A similar pattern was observed in comparisons of Janus kinase inhibitors vs interleukin-6 inhibitors. Among patients who met no exclusion criteria, remission occurred in 32% of those receiving Janus kinase inhibitors vs 23% of those receiving interleukin-6 inhibitors. Among patients who met exclusion criteria, remission occurred in 26% vs 22%, a difference that was not statistically significant; however, low disease activity remained numerically higher with Janus kinase inhibitors.

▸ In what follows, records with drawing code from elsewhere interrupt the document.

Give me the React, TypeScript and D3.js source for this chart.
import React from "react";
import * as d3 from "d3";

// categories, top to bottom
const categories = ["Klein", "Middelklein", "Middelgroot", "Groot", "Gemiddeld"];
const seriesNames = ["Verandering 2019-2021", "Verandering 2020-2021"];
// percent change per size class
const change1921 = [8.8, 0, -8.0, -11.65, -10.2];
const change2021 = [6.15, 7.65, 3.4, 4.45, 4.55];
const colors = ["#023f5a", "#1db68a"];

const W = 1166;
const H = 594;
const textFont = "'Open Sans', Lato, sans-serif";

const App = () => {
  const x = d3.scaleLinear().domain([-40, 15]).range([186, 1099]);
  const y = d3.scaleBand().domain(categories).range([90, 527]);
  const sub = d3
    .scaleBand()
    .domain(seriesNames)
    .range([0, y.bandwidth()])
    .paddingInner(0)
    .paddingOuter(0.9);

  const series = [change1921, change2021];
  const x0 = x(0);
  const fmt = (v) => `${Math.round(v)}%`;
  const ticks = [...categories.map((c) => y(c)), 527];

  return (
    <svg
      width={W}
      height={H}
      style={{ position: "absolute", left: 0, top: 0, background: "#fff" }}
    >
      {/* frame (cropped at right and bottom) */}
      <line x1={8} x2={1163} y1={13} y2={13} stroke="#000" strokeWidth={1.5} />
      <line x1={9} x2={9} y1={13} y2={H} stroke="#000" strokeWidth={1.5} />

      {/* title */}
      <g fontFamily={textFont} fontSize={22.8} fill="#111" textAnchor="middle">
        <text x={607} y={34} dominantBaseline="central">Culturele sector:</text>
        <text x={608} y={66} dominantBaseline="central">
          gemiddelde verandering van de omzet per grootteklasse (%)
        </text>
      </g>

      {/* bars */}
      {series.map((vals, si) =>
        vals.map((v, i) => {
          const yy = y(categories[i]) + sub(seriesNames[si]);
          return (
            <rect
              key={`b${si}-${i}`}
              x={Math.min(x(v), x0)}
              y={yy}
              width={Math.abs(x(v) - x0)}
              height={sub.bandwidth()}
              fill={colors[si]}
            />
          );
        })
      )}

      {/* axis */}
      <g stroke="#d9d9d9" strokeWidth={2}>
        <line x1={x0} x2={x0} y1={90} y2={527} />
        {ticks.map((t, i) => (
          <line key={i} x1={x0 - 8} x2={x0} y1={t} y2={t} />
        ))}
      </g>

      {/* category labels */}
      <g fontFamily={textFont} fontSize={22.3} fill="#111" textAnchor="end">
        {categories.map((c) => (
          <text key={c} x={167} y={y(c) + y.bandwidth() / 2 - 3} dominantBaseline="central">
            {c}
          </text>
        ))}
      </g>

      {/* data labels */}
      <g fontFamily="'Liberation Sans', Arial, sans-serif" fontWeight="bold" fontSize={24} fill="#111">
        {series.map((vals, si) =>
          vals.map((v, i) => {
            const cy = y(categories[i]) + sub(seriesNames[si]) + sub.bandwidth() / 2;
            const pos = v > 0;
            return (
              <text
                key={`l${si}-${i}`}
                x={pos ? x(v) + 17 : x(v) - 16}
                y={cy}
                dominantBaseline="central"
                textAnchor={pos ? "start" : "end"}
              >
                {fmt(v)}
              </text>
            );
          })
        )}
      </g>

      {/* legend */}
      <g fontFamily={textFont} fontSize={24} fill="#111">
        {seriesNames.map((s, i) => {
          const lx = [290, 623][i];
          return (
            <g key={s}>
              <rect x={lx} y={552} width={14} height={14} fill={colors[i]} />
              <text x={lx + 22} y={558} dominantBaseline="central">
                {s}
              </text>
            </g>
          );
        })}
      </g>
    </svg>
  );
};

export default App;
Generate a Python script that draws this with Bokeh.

The researchers noted that the attenuated remission differences in trial-ineligible patients should be interpreted cautiously because subgroup precision was limited, particularly among patients receiving Janus kinase inhibitors. The point estimates continued to favor Janus kinase inhibitors, and the findings should not be read as evidence that comparative effectiveness disappeared in more clinically complex patients.
“Between-drug comparative effectiveness estimates were attenuated in the RCT-ineligible cohort relative to the eligible cohort,” wrote lead study author Satoshi Kubo, of the University of Occupational and Environmental Health in Kitakyushu, Japan, and colleagues.
The study was limited by its observational design, and residual confounding could not be excluded despite propensity score adjustment. The operational definition of trial ineligibility was also limited to variables consistently captured in the registry and did not include some trial-related exclusions, including psychiatric disorders, pregnancy intention, language-related barriers, or some comorbidities.
The findings may also have limited generalizability outside Japan, where methotrexate dosing practices and patient characteristics may differ.
“In observational comparisons of molecular targeted therapies, the differential distribution of trial exclusion criteria across drug classes should be recognised as a potential source of channelling bias,” the researchers concluded.
Disclosures: The study was supported by JSPS KAKENHI, the Japan College of Rheumatology, and the Mochida Memorial Foundation for Medical and Pharmaceutical Research. Several researchers reported speaking fees, consulting fees, or research funding from pharmaceutical companies.